She's sick. And then, I find out it was cancer, and then I find out the cancer's still there. With my mom, it's never over, right?
Of course not. Because if worrying myself sick for a few months isn't bad enough, adopto-mom drops ANOTHER bomb on me today. Stupid me, I asked if maybe we could call my grandmother, to see if she knew anything.
Adopto-mom reminds me that she moved recently, we don't have her number. But Marilyn must be alive, Jenn would've called if she was dead. In fact, she spoke with Jenn a few months ago, and Jenn said that since she got our of the hospital, she's been 'off'. Adopto-mom explains that that's probably why she hasn't called, and why she didn't send a birthday card.

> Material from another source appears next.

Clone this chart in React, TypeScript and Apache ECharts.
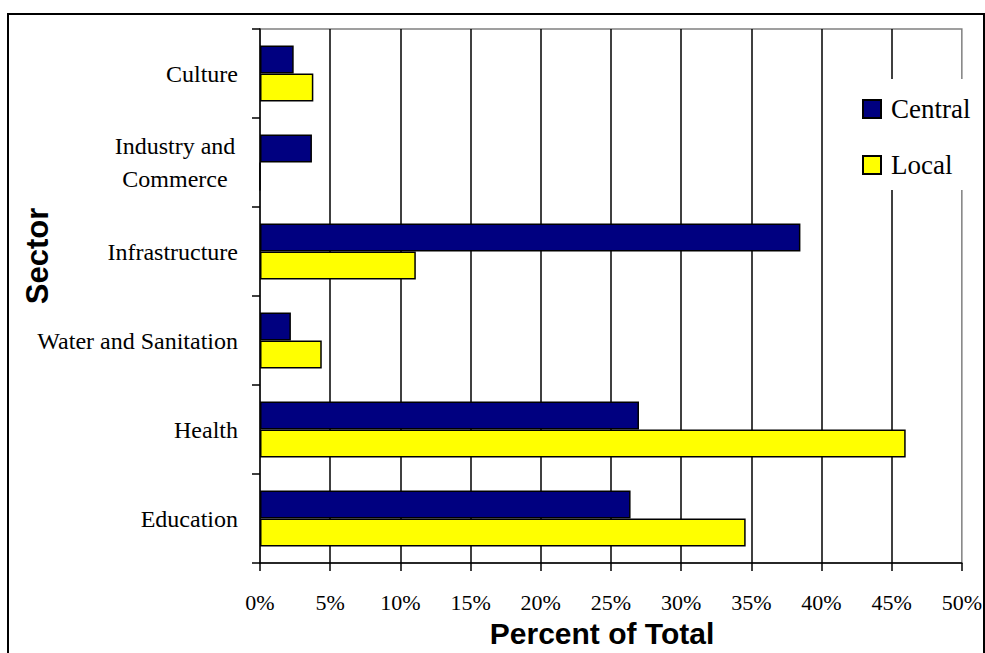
import React, { useEffect, useRef } from "react";
import * as echarts from "echarts";

const categories = [
  "Culture",
  "Industry and\nCommerce",
  "Infrastructure",
  "Water and Sanitation",
  "Health",
  "Education",
];
const centralValues = [2.4, 3.7, 38.5, 2.2, 27.0, 26.4];
const localValues = [3.8, 0, 11.1, 4.4, 46.0, 34.6];
const seriesNames = ["Central", "Local"];
const xTicks = [0, 5, 10, 15, 20, 25, 30, 35, 40, 45, 50];
const xTitle = "Percent of Total";
const yTitle = "Sector";

const SERIF = "'Liberation Serif', 'Times New Roman', serif";
const SANS = "'Liberation Sans', Arial, sans-serif";

export default function App() {
  const ref = useRef<HTMLDivElement>(null);
  useEffect(() => {
    document.body.style.margin = "0";
    if (!ref.current) return;
    const chart = echarts.init(ref.current, undefined, { renderer: "svg" });
    chart.setOption({
      animation: false,
      backgroundColor: "#ffffff",
      grid: {
        left: 260,
        right: 23,
        top: 29,
        bottom: 90,
        show: true,
        borderColor: "#808080",
        borderWidth: 1.5,
      },
      legend: {
        orient: "vertical",
        left: 850,
        top: 79,
        padding: [16, 6, 11, 12],
        backgroundColor: "#ffffff",
        icon: "rect",
        itemWidth: 18,
        itemHeight: 18,
        itemGap: 28,
        data: seriesNames,
        textStyle: {
          fontFamily: SERIF,
          fontSize: 27,
          lineHeight: 28,
          color: "#000",
          padding: [0, 0, 0, 5],
        },
      },
      xAxis: {
        type: "value",
        position: "bottom",
        min: xTicks[0],
        max: xTicks[xTicks.length - 1],
        interval: 5,
        axisLine: { show: true, onZero: false, lineStyle: { color: "#000", width: 1.5 } },
        axisTick: { show: true, inside: false, length: 8, lineStyle: { color: "#000", width: 1.5 } },
        axisLabel: {
          margin: 28,
          fontFamily: SERIF,
          fontSize: 22,
          color: "#000",
          formatter: (v: number) => `${v}%`,
        },
        splitLine: {
          show: true,
          showMinLine: false,
          showMaxLine: false,
          lineStyle: { color: "#000", width: 1.5 },
        },
      },
      yAxis: {
        type: "category",
        inverse: true,
        data: categories,
        axisLine: { show: true, lineStyle: { color: "#000", width: 1.5 } },
        axisTick: { show: true, inside: false, length: 8, lineStyle: { color: "#000", width: 1.5 } },
        axisLabel: {
          margin: 22,
          fontFamily: SERIF,
          fontSize: 24,
          color: "#000",
          formatter: (v: string) =>
            v.indexOf("\n") >= 0
              ? v
                  .split("\n")
                  .map((s) => `{c|${s}}`)
                  .join("\n")
              : v,
          rich: {
            c: {
              width: 126,
              align: "center",
              fontFamily: SERIF,
              fontSize: 24,
              lineHeight: 33,
              color: "#000",
            },
          },
        },
        splitLine: { show: false },
      },
      series: [
        {
          name: seriesNames[0],
          type: "bar",
          data: centralValues,
          barGap: "0%",
          barCategoryGap: "37%",
          itemStyle: { color: "#000080", borderColor: "#000", borderWidth: 1.5 },
        },
        {
          name: seriesNames[1],
          type: "bar",
          data: localValues,
          barGap: "0%",
          barCategoryGap: "37%",
          itemStyle: { color: "#ffff00", borderColor: "#000", borderWidth: 1.5 },
        },
      ],
      graphic: [
        {
          type: "rect",
          shape: { x: 8, y: 14, width: 976, height: 700 },
          style: { fill: "none", stroke: "#000", lineWidth: 2 },
          silent: true,
          z: 100,
        },
        {
          type: "text",
          x: 602,
          y: 648,
          style: {
            text: xTitle,
            fontFamily: SANS,
            fontWeight: "bold",
            fontSize: 30,
            fill: "#000",
            align: "center",
            verticalAlign: "bottom",
          },
        },
        {
          type: "text",
          x: 37,
          y: 256,
          rotation: Math.PI / 2,
          style: {
            text: yTitle,
            fontFamily: SANS,
            fontWeight: "bold",
            fontSize: 31,
            fill: "#000",
            align: "center",
            verticalAlign: "middle",
          },
        },
      ],
    });
    return () => chart.dispose();
  }, []);
  return <div ref={ref} style={{ width: 985, height: 653 }} />;
}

"off"? Basically, my mom forgot that I exist. Nine months, it's been NINE MONTHS, and she's not sick, she's not hurt, she alive and a little 'off'', just enough to, you know, forget her fourth-born daughter.
It hurts. I don't know why I even care anymore, why I expect enough of her to be constantly dissappointed, but I can hardly breathe. I've accepted that I wasn't important enough to take care of, and not worth the bother of fighting for. But a card, or a phone call? I'm not even worth remembering, now? I wish I didn't know her. What's the point? Fifteen years I've been visiting her off the books, trying to figure out where she fits into my life. And silly me, I can't stop crying, because my mom forgot me.